One of my favorite teachers was a wiry little man with thick, horn-rimmed glasses who taught us fifth grade. It's been 40 years, but I can still see his crooked grin and hear his voice cracking with excitement.
He made learning fun, constantly getting the class to act out skits to reinforce one lesson or another. His eyes were keen and his heart was big: He always made sure that kids from broken homes or the wrong side of the tracks got starring roles in our productions. He helped implant in me a lifelong love of history. I was out sick with the flu for a couple of days that year; he waited until I returned to resume class readings of a Civil War book that he knew I loved. He was everything a great teacher is supposed to be: unfailingly kind, considerate and dedicated.
He was, also, we learned much later, gay. But because this was the mid-1960s in a small town, he didn't dare live as such -- especially since he doubled as the school's principal. Only in his twilight years did he follow his heart, moving to a city to live as a gay American.

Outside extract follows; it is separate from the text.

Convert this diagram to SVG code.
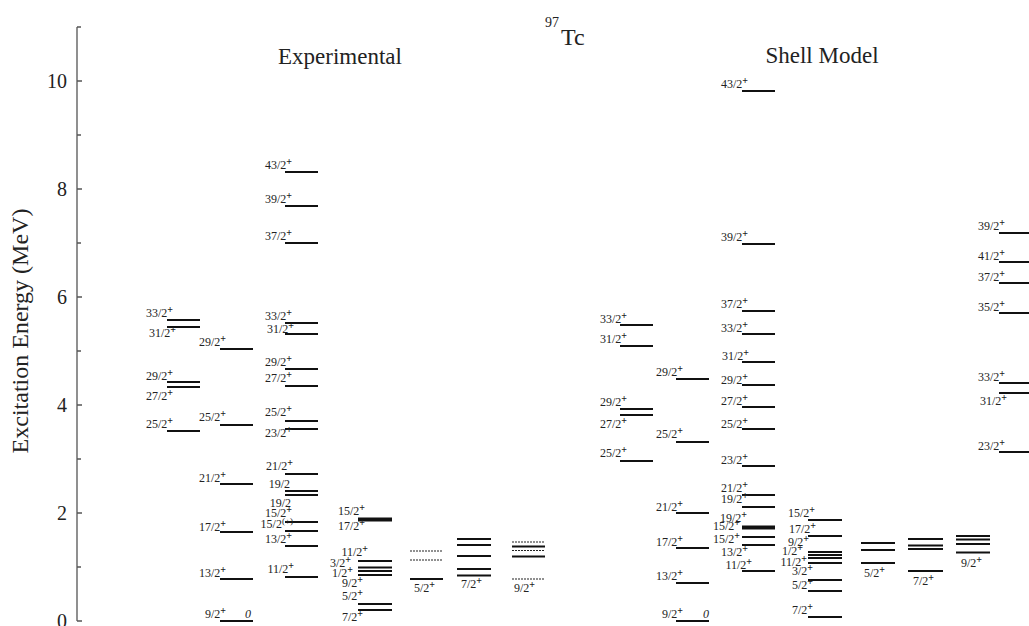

Imagine for a moment, however, that it wasn't four decades ago but four days ago that my teacher was reaching out to help a less fortunate kid with a thorny math problem. And imagine that he'd had the courage in that small town to "come out" and had taken up residence with his partner. In the new world order dictated by champions of "moral values," this wonderful, caring teacher might be branded dangerous. Emboldened by national conservative leaders, the town's evangelicals -- and there are plenty of them -- could well have raised a hue and cry to keep this teacher and "his kind" away from their children. And the town's young people would have been denied the chance to have their lives shaped by a remarkable educator.
Here's what Republicans of conscience have to understand about the machinations of Karl Rove and company. Fear isn't some emotion that can be easily bottled back up after it's been -- viciously -- unleashed. It isn't a once-every-four-years vehicle that can be wheeled out for a few months, then stowed back in the garage to be retooled for the next election cycle. Encouraging fundamentalist preachers to pound their pulpits and inveigh against gay people has consequences. It puts men and women in communities across this country at personal and professional risk. There's nothing more despicable than creating a phony political issue (just how many gay couples are clamoring for marriage certificates in the state of Ohio, anyhow?) and preying on people's prejudices.
So now it's up to discerning Republicans to wrestle with this quandary: You won all right, but at what cost? What happened to the party that once shared Abraham Lincoln's faith in the "better angels of our nature"? That fifth-grade teacher taught me to appreciate how -- through Lincoln's resolve -- our nation overcame a cataclysm of hate to stop the Union from dissolving. Back then, certain avatars of ignorance were called Know-Nothings, which, come to think of it, is an apt description of more than a few right-wingers today.
"Our progress in degeneracy appears to me to be pretty rapid," Lincoln wrote in the years leading up to the Civil War. "As a nation, we began by declaring that 'all men are created equal.' We now practically read it 'all men are created equal, except Negroes.' When the Know-Nothings get control, it will read 'all men are created equal, except Negroes and foreigners and Catholics.' When it comes to this, I shall prefer emigrating to some country where they make no pretense of loving liberty -- to Russia, for instance, where despotism can be taken pure and without the base alloy of hypocrisy."
There are a lot of Republicans troubled by their party's exploitation of contemporary know-nothingism. You know who you are. And before your party's degeneracy is complete, you ought to do something about it. Because camouflaging the fear and loathing of gay people as "moral values" isn't the base alloy of hypocrisy. It's hypocrisy itself.
Timothy M. Gay is a Washington writer.